'''

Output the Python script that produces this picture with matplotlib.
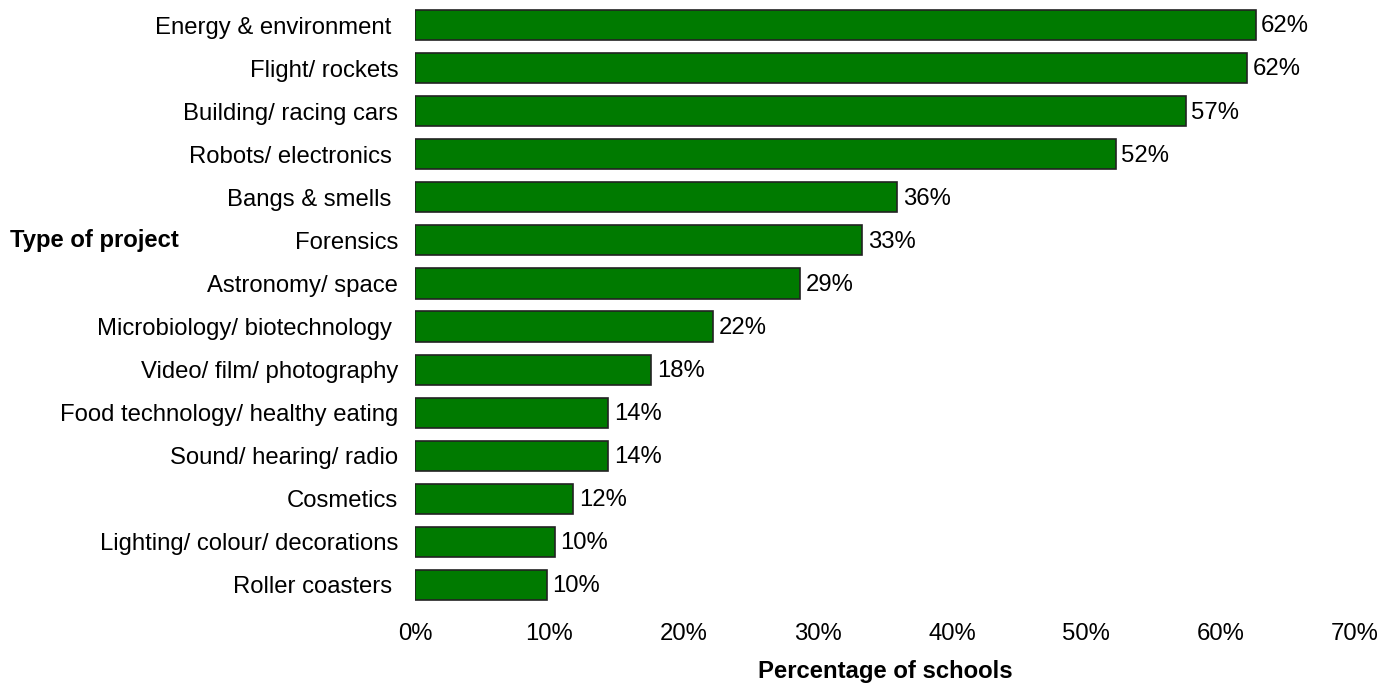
import numpy as np
import matplotlib
matplotlib.use("Agg")
import matplotlib.pyplot as plt

plt.rcParams['font.family'] = ['Liberation Sans', 'DejaVu Sans']

# data, top to bottom
projects = ["Energy & environment ", "Flight/ rockets", "Building/ racing cars",
            "Robots/ electronics ", "Bangs & smells ", "Forensics",
            "Astronomy/ space", "Microbiology/ biotechnology ",
            "Video/ film/ photography", "Food technology/ healthy eating",
            "Sound/ hearing/ radio", "Cosmetics", "Lighting/ colour/ decorations",
            "Roller coasters "]
values = [62.6, 62.0, 57.4, 52.2, 35.9, 33.3, 28.7, 22.2, 17.6, 14.4, 14.4, 11.8, 10.4, 9.8]
value_labels = ["62%", "62%", "57%", "52%", "36%", "33%", "29%", "22%", "18%",
                "14%", "14%", "12%", "10%", "10%"]
xticks = [0, 10, 20, 30, 40, 50, 60, 70]

fs = 17.2

fig = plt.figure(figsize=(14, 6.84), dpi=100)
ax = fig.add_axes([0.2964, 0.1133, 0.6714, 0.8816])

y = np.arange(len(projects))
bars = ax.barh(y, values, height=0.7, color="#007A00", edgecolor="#222222", linewidth=1.2)

for b, lab in zip(bars, value_labels):
    ax.annotate(lab, (b.get_width(), b.get_y() + b.get_height() / 2),
                xytext=(4, -1), textcoords="offset points",
                va="center", ha="left", fontsize=fs)

ax.set_ylim(len(projects) - 0.5, -0.5)
ax.set_xlim(0, 70)
ax.set_yticks(y)
ax.set_yticklabels(projects, fontsize=fs)
ax.set_xticks(xticks)
ax.set_xticklabels([f"{t}%" for t in xticks], fontsize=fs)
ax.tick_params(axis='y', length=0, pad=12)
ax.tick_params(axis='x', length=0, pad=12)
for s in ax.spines.values():
    s.set_visible(False)

ax.set_xlabel("Percentage of schools", fontsize=fs, fontweight="bold", labelpad=11)
fig.text(10 / 1400, 1 - 241 / 684, "Type of project", fontsize=fs,
         fontweight="bold", va="center", ha="left")

fig.savefig("out.png", dpi=100)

'''

> WRITTEN REQUEST: Pick out and copy every line that contains the word "matplotlib".

> TASK OUTPUT:
Output the Python script that produces this picture with matplotlib.
import matplotlib
matplotlib.use("Agg")
import matplotlib.pyplot as plt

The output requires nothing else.